Par Francois Gemenne (Professeur géopolitique de l'environnement, Sciences Po, Université libre de Bruxelles)
On entend beaucoup dire, dans certains milieux, que la crise actuelle serait "bonne pour le climat et l'environnement", ou qu'il faudrait "appliquer contre le changement climatique les mêmes mesures que contre le coronavirus". Non seulement c'est absolument insensible pour la situation très compliquée que vivent beaucoup de familles en ce moment, sans compter les personnels qui sont en première ligne, mais c'est aussi complètement faux et idiot. Je pense au contraire qu'à long-terme, cette crise sera une catastrophe pour le climat.
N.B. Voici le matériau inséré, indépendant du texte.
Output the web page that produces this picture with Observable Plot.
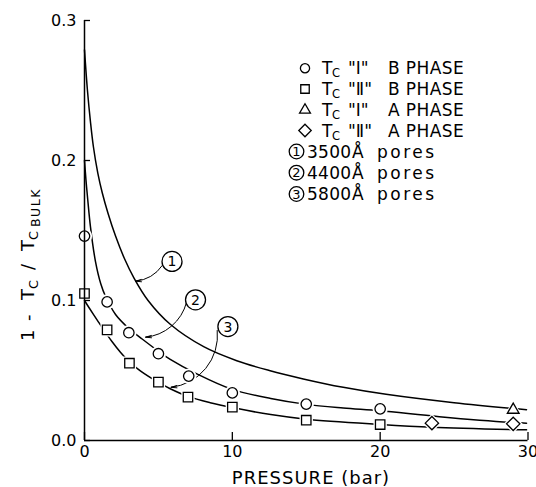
<!DOCTYPE html>
<html><head><meta charset="utf-8">
<script src="https://cdn.jsdelivr.net/npm/d3@7"></script>
<script src="https://cdn.jsdelivr.net/npm/@observablehq/plot@0.6"></script>
<style>
html,body{margin:0;padding:0;background:#fff;}
#chart{width:536px;height:487px;overflow:hidden;}
</style></head><body><div id="chart"></div>
<script>
// ---- data ----
const pB1 = [0, 1.53, 3, 5, 7.05, 10, 15, 20];
const yB1 = [0.146, 0.099, 0.077, 0.062, 0.046, 0.034, 0.026, 0.0226];
const pB2 = [0, 1.53, 3.04, 5, 7, 10, 15, 20];
const yB2 = [0.105, 0.079, 0.0552, 0.0417, 0.031, 0.0238, 0.0145, 0.0114];
const pA1 = [29];
const yA1 = [0.0219];
const pA2 = [23.5, 29];
const yA2 = [0.0124, 0.0119];

const c1P = [0, 0.2, 0.4, 0.6, 0.9, 1.2, 1.6, 2.1, 2.7, 3.35, 4.3, 5.8, 8.06, 10.3, 12.5, 14.8, 17.5, 20.4, 25, 29.9];
const c1Y = [0.279, 0.25, 0.228, 0.21, 0.191, 0.177, 0.162, 0.146, 0.13, 0.116, 0.1, 0.083, 0.067, 0.057, 0.05, 0.044, 0.038, 0.033, 0.027, 0.022];
const c2P = [0, 0.1, 0.22, 0.4, 0.74, 1.1, 1.42, 2.1, 3, 3.9, 5.1, 5.8, 7.6, 10, 12.6, 15, 17.5, 20, 24, 29, 29.9];
const c2Y = [0.2, 0.186, 0.172, 0.153, 0.128, 0.112, 0.103, 0.09, 0.08, 0.0725, 0.063, 0.058, 0.0476, 0.0365, 0.03, 0.0258, 0.0232, 0.0212, 0.017, 0.0128, 0.0124];
const c3P = [0, 0.3, 0.86, 1.3, 1.87, 2.43, 3, 3.8, 5, 5.8, 7, 8.5, 10, 12.6, 15, 20, 23.5, 29.9];
const c3Y = [0.1, 0.095, 0.086, 0.079, 0.0705, 0.063, 0.0565, 0.0495, 0.0415, 0.037, 0.0315, 0.027, 0.0235, 0.0185, 0.0152, 0.0115, 0.0095, 0.0076];

const curveNames = ["1", "2", "3"];
const labelP = [5.92, 7.51, 9.7];
const labelY = [0.1279, 0.1005, 0.0814];
const arrowFromP = [5.26, 6.9, 8.98];
const arrowFromY = [0.125, 0.0986, 0.0786];
const arrowToP = [3.45, 4.13, 5.85];
const arrowToY = [0.1138, 0.0738, 0.038];
const arrowBend = [25, 35, 45];

const xTicks = [0, 10, 20, 30];
const yTicks = [0, 0.1, 0.2, 0.3];

const legendSymbols = ["circle", "square2", "triangle2", "diamond2"];
const legendNumeral = ["Ⅰ", "Ⅱ", "Ⅰ", "Ⅱ"];
const legendPhase = ["B PHASE", "B PHASE", "A PHASE", "A PHASE"];
const poreSizes = ["3500", "4400", "5800"];

// ---- build tables ----
const symR = {circle: 5.2, square2: 6.0, triangle2: 5.6, diamond2: 6.0};
const zip = (ps, ys, extra) => ps.map((p, i) => ({p, y: ys[i], ...extra}));
const points = [
  ...zip(pB1, yB1, {s: "circle"}),
  ...zip(pB2, yB2, {s: "square2"}),
  ...zip(pA1, yA1, {s: "triangle2"}),
  ...zip(pA2, yA2, {s: "diamond2"})
];
points.forEach(d => d.r = symR[d.s]);
const curves = [
  ...zip(c1P, c1Y, {c: "1"}),
  ...zip(c2P, c2Y, {c: "2"}),
  ...zip(c3P, c3Y, {c: "3"})
];
const labels = curveNames.map((n, i) => ({n, p: labelP[i], y: labelY[i]}));
const arrows = curveNames.map((n, i) => ({x1: arrowFromP[i], y1: arrowFromY[i], x2: arrowToP[i], y2: arrowToY[i], bend: arrowBend[i]}));

const plot = Plot.plot({
  width: 536,
  height: 487,
  marginLeft: 84,
  marginRight: 8.5,
  marginTop: 20,
  marginBottom: 47,
  style: {fontFamily: "DejaVu Sans", fontSize: "16px", background: "white", color: "black", overflow: "visible"},
  x: {domain: [0, 30]},
  y: {domain: [0, 0.3]},
  r: {type: "identity"},
  marks: [
    Plot.line(curves, {x: "p", y: "y", z: "c", curve: "catmull-rom", stroke: "black", strokeWidth: 1.5}),
    ...arrows.map(a => Plot.arrow([a], {x1: "x1", y1: "y1", x2: "x2", y2: "y2", bend: a.bend, headLength: 9, headAngle: 22, stroke: "black", strokeWidth: 1})),
    Plot.dot(points, {x: "p", y: "y", symbol: "s", r: d => d.r + 2.5, fill: "white", stroke: null}),
    Plot.dot(points, {x: "p", y: "y", symbol: "s", r: "r", fill: "white", stroke: "black", strokeWidth: 1.3}),
    Plot.dot(labels, {x: "p", y: "y", r: 10, fill: "white", stroke: "black", strokeWidth: 1.3}),
    Plot.text(labels, {x: "p", y: "y", text: "n", fontSize: 14, dy: 0.5}),
    Plot.ruleX([0], {strokeWidth: 1.5}),
    Plot.ruleY([0], {strokeWidth: 1.5}),
    Plot.axisY({ticks: yTicks, tickFormat: d3.format(".1f"), tickSize: -6, tickPadding: 14, label: null, strokeWidth: 1.3}),
    Plot.axisX({ticks: xTicks, tickFormat: d3.format("d"), tickSize: -8, tickPadding: 13, label: null, strokeWidth: 1.3})
  ]
});

document.getElementById("chart").appendChild(plot);

// ---- legend, axis titles (text with subscripts) ----
const svg = d3.select(plot);
const g = svg.append("g").attr("font-family", "DejaVu Sans").attr("fill", "black").attr("text-anchor", "start");
const rowY = [68.3, 89, 110, 130.5, 151.5, 172.7, 194];
const symGen = {circle: d3.symbolCircle, square2: d3.symbolSquare2, triangle2: d3.symbolTriangle2, diamond2: d3.symbolDiamond2};
const legR = {circle: 4.6, square2: 5.4, triangle2: 5.2, diamond2: 5.6};
legendSymbols.forEach((s, i) => {
  const cy = rowY[i];
  g.append("path")
    .attr("d", d3.symbol(symGen[s], Math.PI * legR[s] * legR[s])())
    .attr("transform", `translate(305,${cy})`)
    .attr("fill", "white").attr("stroke", "black").attr("stroke-width", 1.3);
  const base = cy + 6;
  g.append("text").attr("x", 322).attr("y", base).attr("font-size", 17).text("T");
  g.append("text").attr("x", 332).attr("y", base + 3).attr("font-size", 11.5).text("C");
  g.append("text").attr("x", 348).attr("y", base).attr("font-size", 17).text(`"${legendNumeral[i]}"`);
  g.append("text").attr("x", 388).attr("y", base).attr("font-size", 17).attr("letter-spacing", 0.4).text(legendPhase[i]);
});
poreSizes.forEach((s, i) => {
  const cy = rowY[4 + i];
  g.append("circle").attr("cx", 296.5).attr("cy", cy).attr("r", 7.3)
    .attr("fill", "white").attr("stroke", "black").attr("stroke-width", 1.3);
  g.append("text").attr("x", 296.5).attr("y", cy + 4.6).attr("text-anchor", "middle").attr("font-size", 13).text(String(i + 1));
  g.append("text").attr("x", 307).attr("y", cy + 6).attr("font-size", 17).attr("letter-spacing", 0.3).text(s);
  g.append("text").attr("x", 352).attr("y", cy + 6).attr("font-size", 17).text("Å");
  g.append("text").attr("x", 377).attr("y", cy + 6).attr("font-size", 17).attr("letter-spacing", 2.5).text("pores");
});

// x title
g.append("text").attr("x", 311).attr("y", 484).attr("text-anchor", "middle")
  .attr("font-size", 18).attr("letter-spacing", 1).text("PRESSURE (bar)");

// y title (rotated)
const yt = g.append("text").attr("transform", "translate(34,341) rotate(-90)").attr("font-size", 18);
yt.append("tspan").attr("x", 0).attr("y", 0).text("1");
yt.append("tspan").attr("x", 20).attr("y", 0).text("-");
yt.append("tspan").attr("x", 41).attr("y", 0).text("T");
yt.append("tspan").attr("x", 52).attr("y", 4).attr("font-size", 13).text("C");
yt.append("tspan").attr("x", 71).attr("y", 0).text("/");
yt.append("tspan").attr("x", 90).attr("y", 0).text("T");
yt.append("tspan").attr("x", 101).attr("y", 4).attr("font-size", 13).text("C");
yt.append("tspan").attr("x", 114).attr("y", 6).attr("font-size", 12.5).attr("letter-spacing", 1.5).text("BULK");
</script></body></html>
Bien sûr il y a des effets de court-terme sur l'environnement : baisse substantielle de la pollution atmosphérique, chute des émissions de gaz à effet de serre, etc. Mais sur le long-terme, ces effets temporaires seront sans doute insignifiants, et voici pourquoi :
1. Les émissions ont toujours tendance à rebondir, après une crise. On le voit déjà en Chine, on l'a vu après la crise de 2008-2009. Le climat a besoin d'une baisse soutenue et régulière des émissions de gaz à effet de serre, pas d'une année 'blanche'.
2. Des gouvernements annoncent déjà des plans de relance de leur industrie fossile. Le Canada annonce un plan massif de soutien aux secteurs pétrolier et gazier. Idem pour le secteur aérien, ou même les bateaux de croisières. Alors que le prix du baril de pétrole est au plus bas et que le plan de relance pourrait être l'occasion de planifier une économie bas-carbone, on risque de faire exactement le contraire et d'offrir une bouée de sauvetage à l'économie du carbone.
3. Surtout, beaucoup de gouvernements risquent d'en profiter pour remettre en cause les mesures de lutte contre le changement climatique, au nom de la relance économique. La Tchéquie et la Pologne demandent déjà l'abandon du Green New Deal européen.
4. Surtout, les mesures de confinement actuelles risquent d'instiller l'idée que la lutte contre le changement climatique demande l'arrêt complet de l'économie. Et plus tard, je doute fort qu'on se souvienne de l'époque du confinement comme d'une période bénie, sur le mode : "bien sûr c'était un peu pénible, mais c'était super pour le climat". Il y a véritable risque de rejet massif des mesures de lutte contre le changement climatique si l'on dit, comme certains activistes en ce moment, qu'il faudrait "faire pareil pour le climat".
Attention donc à cette rhétorique qu'on entend beaucoup : "Appliquons pour le climat les mêmes mesures que pour le #COVIDー19", ou encore "l'épidémie est une répétition générale avant le changement climatique". C'est irresponsable et dangereux. Parce que la crise du #coronavirus et le changement climatique ont certes beaucoup de points communs, mais sont fondamentalement différentes : pour l'instant, la pandémie touche surtout les pays industrialisés (Chine, Europe, USA). Le changement climatique, c'est l'inverse ! On ne peut pas espérer des bénéfices immédiats pour soi-même. Surtout, le changement climatique n'est pas une "crise": c'est une transformation irréversible. Il n'y aura pas de retour à la normale, pas de vaccin. Il faut des mesures structurelles, pas conjoncturelles.
Attention donc aux formules quasi religieuses du type : "la nature reprend ses droits", ou "la Terre se venge". D'abord les épidémies existaient avant le changement climatique, et surtout ce n'est pas comme ça qu'on va penser rationnellement l'après-crise. Alors qu'il faudrait s'y mettre dès maintenant.
NDLR: "Une église bien remise au milieu du village. Il y a en effet fort à craindre de la reprise. Le capitalisme n'est pas mort, bien au contraire, il se nourri de ce genre d'événement. Ce confinement obligatoire va creuser les inégalités, faire le lit des replis identitaires et les choux gras des GAFAM pour mieux endoctriner le bétail que nous sommes."